__Objective__
Copy nothing but the text: reproduce each line of the listing exactly and leave the pictures out.

__Given data__
* * * *
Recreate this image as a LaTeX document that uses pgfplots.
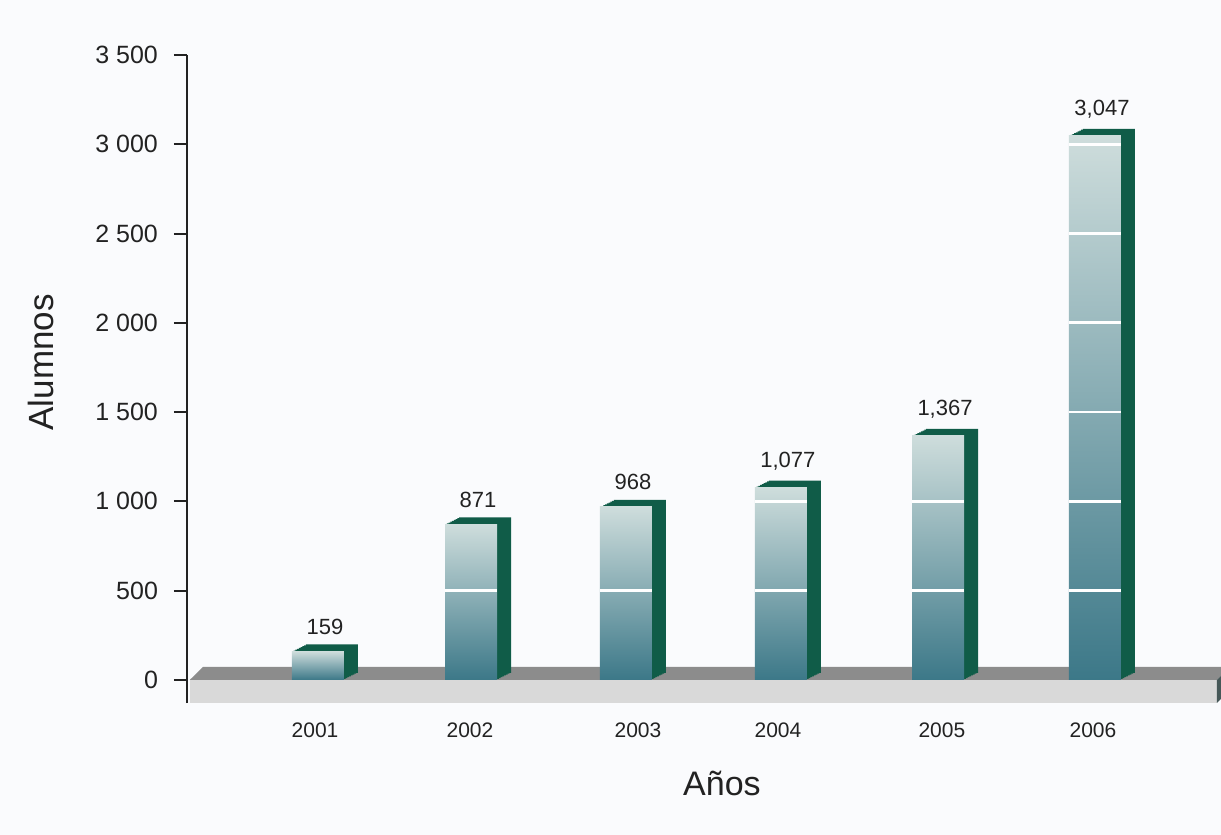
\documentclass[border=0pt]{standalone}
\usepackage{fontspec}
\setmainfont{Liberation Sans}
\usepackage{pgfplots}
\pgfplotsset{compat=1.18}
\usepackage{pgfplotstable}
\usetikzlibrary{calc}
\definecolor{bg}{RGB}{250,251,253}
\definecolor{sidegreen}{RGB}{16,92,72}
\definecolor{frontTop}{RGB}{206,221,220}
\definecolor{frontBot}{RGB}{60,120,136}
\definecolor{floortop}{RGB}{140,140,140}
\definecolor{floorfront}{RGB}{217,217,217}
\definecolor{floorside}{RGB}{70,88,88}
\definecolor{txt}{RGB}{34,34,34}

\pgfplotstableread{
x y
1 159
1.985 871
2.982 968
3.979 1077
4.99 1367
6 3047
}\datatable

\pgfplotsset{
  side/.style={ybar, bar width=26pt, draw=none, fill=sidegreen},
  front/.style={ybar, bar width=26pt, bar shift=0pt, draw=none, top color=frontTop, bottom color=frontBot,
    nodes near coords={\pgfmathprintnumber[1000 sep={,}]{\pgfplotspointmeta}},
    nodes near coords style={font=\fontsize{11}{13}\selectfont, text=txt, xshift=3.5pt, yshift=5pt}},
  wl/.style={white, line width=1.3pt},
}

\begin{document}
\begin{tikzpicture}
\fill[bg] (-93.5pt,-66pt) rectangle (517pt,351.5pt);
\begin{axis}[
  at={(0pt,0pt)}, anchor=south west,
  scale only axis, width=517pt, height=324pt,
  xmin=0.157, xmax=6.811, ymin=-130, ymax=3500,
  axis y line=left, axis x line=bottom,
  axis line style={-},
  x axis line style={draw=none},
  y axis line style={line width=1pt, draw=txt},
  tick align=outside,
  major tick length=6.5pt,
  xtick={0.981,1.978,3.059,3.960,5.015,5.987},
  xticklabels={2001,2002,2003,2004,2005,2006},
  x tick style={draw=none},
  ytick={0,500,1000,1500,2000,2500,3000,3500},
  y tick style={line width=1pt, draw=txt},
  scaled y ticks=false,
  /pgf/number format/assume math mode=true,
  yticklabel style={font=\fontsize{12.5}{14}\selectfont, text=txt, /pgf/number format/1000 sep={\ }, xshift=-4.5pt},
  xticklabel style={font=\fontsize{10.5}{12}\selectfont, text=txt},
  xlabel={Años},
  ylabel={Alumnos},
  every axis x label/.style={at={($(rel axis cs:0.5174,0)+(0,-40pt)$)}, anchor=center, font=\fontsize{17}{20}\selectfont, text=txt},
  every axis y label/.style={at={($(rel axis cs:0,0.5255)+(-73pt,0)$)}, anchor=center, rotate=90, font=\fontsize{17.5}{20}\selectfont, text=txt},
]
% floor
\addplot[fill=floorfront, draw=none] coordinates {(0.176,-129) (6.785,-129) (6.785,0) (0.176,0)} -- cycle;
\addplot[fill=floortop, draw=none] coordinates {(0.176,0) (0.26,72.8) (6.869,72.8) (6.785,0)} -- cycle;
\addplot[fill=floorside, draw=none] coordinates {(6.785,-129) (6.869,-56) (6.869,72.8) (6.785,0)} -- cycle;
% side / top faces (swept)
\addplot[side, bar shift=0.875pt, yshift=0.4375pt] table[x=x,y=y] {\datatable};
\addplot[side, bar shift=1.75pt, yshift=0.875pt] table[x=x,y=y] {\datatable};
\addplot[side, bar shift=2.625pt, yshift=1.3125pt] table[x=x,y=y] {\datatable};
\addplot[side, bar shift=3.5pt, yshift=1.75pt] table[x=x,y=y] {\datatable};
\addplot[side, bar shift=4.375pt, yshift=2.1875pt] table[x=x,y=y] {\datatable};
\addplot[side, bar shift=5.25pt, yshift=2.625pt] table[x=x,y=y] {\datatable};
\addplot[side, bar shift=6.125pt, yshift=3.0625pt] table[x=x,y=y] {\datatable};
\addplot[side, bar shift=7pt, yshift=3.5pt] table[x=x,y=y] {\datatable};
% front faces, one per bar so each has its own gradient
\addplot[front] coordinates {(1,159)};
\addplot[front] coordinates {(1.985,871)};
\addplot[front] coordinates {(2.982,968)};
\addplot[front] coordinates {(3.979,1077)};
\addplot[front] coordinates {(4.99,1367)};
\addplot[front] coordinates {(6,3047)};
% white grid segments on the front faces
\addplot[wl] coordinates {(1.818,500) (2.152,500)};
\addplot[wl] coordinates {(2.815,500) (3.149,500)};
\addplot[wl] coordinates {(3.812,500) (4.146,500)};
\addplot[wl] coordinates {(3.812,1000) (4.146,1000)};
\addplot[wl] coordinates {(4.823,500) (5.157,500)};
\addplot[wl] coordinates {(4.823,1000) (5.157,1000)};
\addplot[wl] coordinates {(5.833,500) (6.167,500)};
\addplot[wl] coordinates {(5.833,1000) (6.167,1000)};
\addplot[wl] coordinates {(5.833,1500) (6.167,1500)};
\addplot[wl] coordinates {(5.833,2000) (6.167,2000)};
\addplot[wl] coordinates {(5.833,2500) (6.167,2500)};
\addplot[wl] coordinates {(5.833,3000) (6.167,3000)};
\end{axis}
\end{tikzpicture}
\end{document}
* * * *
__Result__
Recreate this image as a LaTeX document that uses pgfplots.
\documentclass[border=0pt]{standalone}
\usepackage{fontspec}
\setmainfont{Liberation Sans}
\usepackage{pgfplots}
\pgfplotsset{compat=1.18}
\usepackage{pgfplotstable}
\usetikzlibrary{calc}
\definecolor{bg}{RGB}{250,251,253}
\definecolor{sidegreen}{RGB}{16,92,72}
\definecolor{frontTop}{RGB}{206,221,220}
\definecolor{frontBot}{RGB}{60,120,136}
\definecolor{floortop}{RGB}{140,140,140}
\definecolor{floorfront}{RGB}{217,217,217}
\definecolor{floorside}{RGB}{70,88,88}
\definecolor{txt}{RGB}{34,34,34}

\pgfplotstableread{
x y
1 159
1.985 871
2.982 968
3.979 1077
4.99 1367
6 3047
}\datatable

\pgfplotsset{
  side/.style={ybar, bar width=26pt, draw=none, fill=sidegreen},
  front/.style={ybar, bar width=26pt, bar shift=0pt, draw=none, top color=frontTop, bottom color=frontBot,
    nodes near coords={\pgfmathprintnumber[1000 sep={,}]{\pgfplotspointmeta}},
    nodes near coords style={font=\fontsize{11}{13}\selectfont, text=txt, xshift=3.5pt, yshift=5pt}},
  wl/.style={white, line width=1.3pt},
}

\begin{document}
\begin{tikzpicture}
\fill[bg] (-93.5pt,-66pt) rectangle (517pt,351.5pt);
\begin{axis}[
  at={(0pt,0pt)}, anchor=south west,
  scale only axis, width=517pt, height=324pt,
  xmin=0.157, xmax=6.811, ymin=-130, ymax=3500,
  axis y line=left, axis x line=bottom,
  axis line style={-},
  x axis line style={draw=none},
  y axis line style={line width=1pt, draw=txt},
  tick align=outside,
  major tick length=6.5pt,
  xtick={0.981,1.978,3.059,3.960,5.015,5.987},
  xticklabels={2001,2002,2003,2004,2005,2006},
  x tick style={draw=none},
  ytick={0,500,1000,1500,2000,2500,3000,3500},
  y tick style={line width=1pt, draw=txt},
  scaled y ticks=false,
  /pgf/number format/assume math mode=true,
  yticklabel style={font=\fontsize{12.5}{14}\selectfont, text=txt, /pgf/number format/1000 sep={\ }, xshift=-4.5pt},
  xticklabel style={font=\fontsize{10.5}{12}\selectfont, text=txt},
  xlabel={Años},
  ylabel={Alumnos},
  every axis x label/.style={at={($(rel axis cs:0.5174,0)+(0,-40pt)$)}, anchor=center, font=\fontsize{17}{20}\selectfont, text=txt},
  every axis y label/.style={at={($(rel axis cs:0,0.5255)+(-73pt,0)$)}, anchor=center, rotate=90, font=\fontsize{17.5}{20}\selectfont, text=txt},
]
% floor
\addplot[fill=floorfront, draw=none] coordinates {(0.176,-129) (6.785,-129) (6.785,0) (0.176,0)} -- cycle;
\addplot[fill=floortop, draw=none] coordinates {(0.176,0) (0.26,72.8) (6.869,72.8) (6.785,0)} -- cycle;
\addplot[fill=floorside, draw=none] coordinates {(6.785,-129) (6.869,-56) (6.869,72.8) (6.785,0)} -- cycle;
% side / top faces (swept)
\addplot[side, bar shift=0.875pt, yshift=0.4375pt] table[x=x,y=y] {\datatable};
\addplot[side, bar shift=1.75pt, yshift=0.875pt] table[x=x,y=y] {\datatable};
\addplot[side, bar shift=2.625pt, yshift=1.3125pt] table[x=x,y=y] {\datatable};
\addplot[side, bar shift=3.5pt, yshift=1.75pt] table[x=x,y=y] {\datatable};
\addplot[side, bar shift=4.375pt, yshift=2.1875pt] table[x=x,y=y] {\datatable};
\addplot[side, bar shift=5.25pt, yshift=2.625pt] table[x=x,y=y] {\datatable};
\addplot[side, bar shift=6.125pt, yshift=3.0625pt] table[x=x,y=y] {\datatable};
\addplot[side, bar shift=7pt, yshift=3.5pt] table[x=x,y=y] {\datatable};
% front faces, one per bar so each has its own gradient
\addplot[front] coordinates {(1,159)};
\addplot[front] coordinates {(1.985,871)};
\addplot[front] coordinates {(2.982,968)};
\addplot[front] coordinates {(3.979,1077)};
\addplot[front] coordinates {(4.99,1367)};
\addplot[front] coordinates {(6,3047)};
% white grid segments on the front faces
\addplot[wl] coordinates {(1.818,500) (2.152,500)};
\addplot[wl] coordinates {(2.815,500) (3.149,500)};
\addplot[wl] coordinates {(3.812,500) (4.146,500)};
\addplot[wl] coordinates {(3.812,1000) (4.146,1000)};
\addplot[wl] coordinates {(4.823,500) (5.157,500)};
\addplot[wl] coordinates {(4.823,1000) (5.157,1000)};
\addplot[wl] coordinates {(5.833,500) (6.167,500)};
\addplot[wl] coordinates {(5.833,1000) (6.167,1000)};
\addplot[wl] coordinates {(5.833,1500) (6.167,1500)};
\addplot[wl] coordinates {(5.833,2000) (6.167,2000)};
\addplot[wl] coordinates {(5.833,2500) (6.167,2500)};
\addplot[wl] coordinates {(5.833,3000) (6.167,3000)};
\end{axis}
\end{tikzpicture}
\end{document}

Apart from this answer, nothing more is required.